1. Keep Detailed Records:

One of the most critical aspects of tax preparation for freelancers is maintaining accurate and organized records. Keep a record of all income, expenses, and relevant documents, such as contracts and invoices. This includes:

  • Income Documentation: Maintain a record of all income received from clients or platforms, including 1099 forms, invoices, and bank statements.
  • Expense Receipts: Keep receipts for all business-related expenses, such as office supplies, equipment, software subscriptions, and any costs associated with client meetings or travel.
  • Mileage and Travel Records: If you use your vehicle for business purposes or travel for work, keep detailed logs of mileage, travel expenses, and any associated receipts.
  • Home Office Expenses: If you have a dedicated home office space, document related expenses, including rent or mortgage interest, utilities, and maintenance costs.
  • Health Insurance Premiums: Keep records of health insurance premiums if you’re self-employed and qualify for deductions.

Detailed records not only help you prepare accurate tax returns but also serve as a crucial backup in case of an audit.

2. Set Aside Estimated Taxes:

As a freelancer, you are responsible for paying your taxes throughout the year, not just at the end of the tax season. This means making estimated tax payments on a quarterly basis. The IRS Form 1040-ES can help you calculate and pay your estimated taxes. Failing to make these estimated payments can result in penalties and interest charges.

To ensure you have enough funds set aside for estimated taxes, consider opening a separate bank account where you regularly deposit a portion of your earnings. This designated account can help you manage your tax obligations effectively.

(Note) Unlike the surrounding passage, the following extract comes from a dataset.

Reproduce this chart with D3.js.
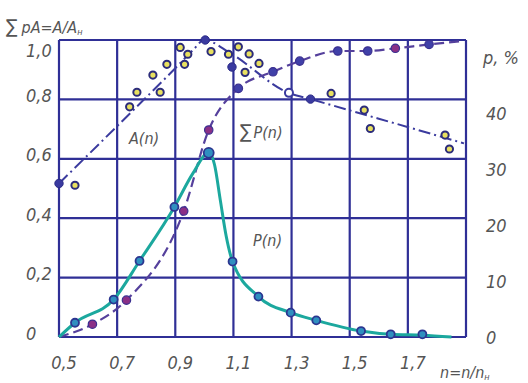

3. Understand Deductions and Credits:

Freelancers are eligible for various deductions and credits that can help reduce their tax liability. Some common deductions and credits include:

  • Home Office Deduction: If you have a dedicated home office, you may be able to deduct a portion of your rent or mortgage, utilities, and maintenance expenses.
  • Self-Employment Tax Deduction: Self-employed individuals can deduct half of the self-employment tax they pay.
  • Business Expenses: Deduct legitimate business expenses, including software, equipment, and travel expenses.
  • Health Insurance Premium Deduction: Self-employed individuals may be eligible to deduct health insurance premiums.
  • Earned Income Tax Credit (EITC): This credit is available to low to moderate-income freelancers and can result in significant tax savings.

Understanding these deductions and credits can help reduce your tax burden and ensure you’re taking full advantage of available tax benefits.

4. Seek Professional Help:

Freelance tax preparation can be complex, especially if you have a variety of income sources and expenses. Consider hiring a qualified tax professional or accountant with experience in self-employment taxes. They can provide expert guidance, help you maximize deductions, and ensure compliance with tax laws.

In summary, proper tax preparation is essential for freelancers to manage their tax obligations efficiently and minimize their tax liability. Keep detailed records, make estimated tax payments, understand deductions and credits, and consider seeking professional assistance to navigate the complexities of freelance tax preparation. By following these tips, you can stay on top of your taxes and have a smoother tax season.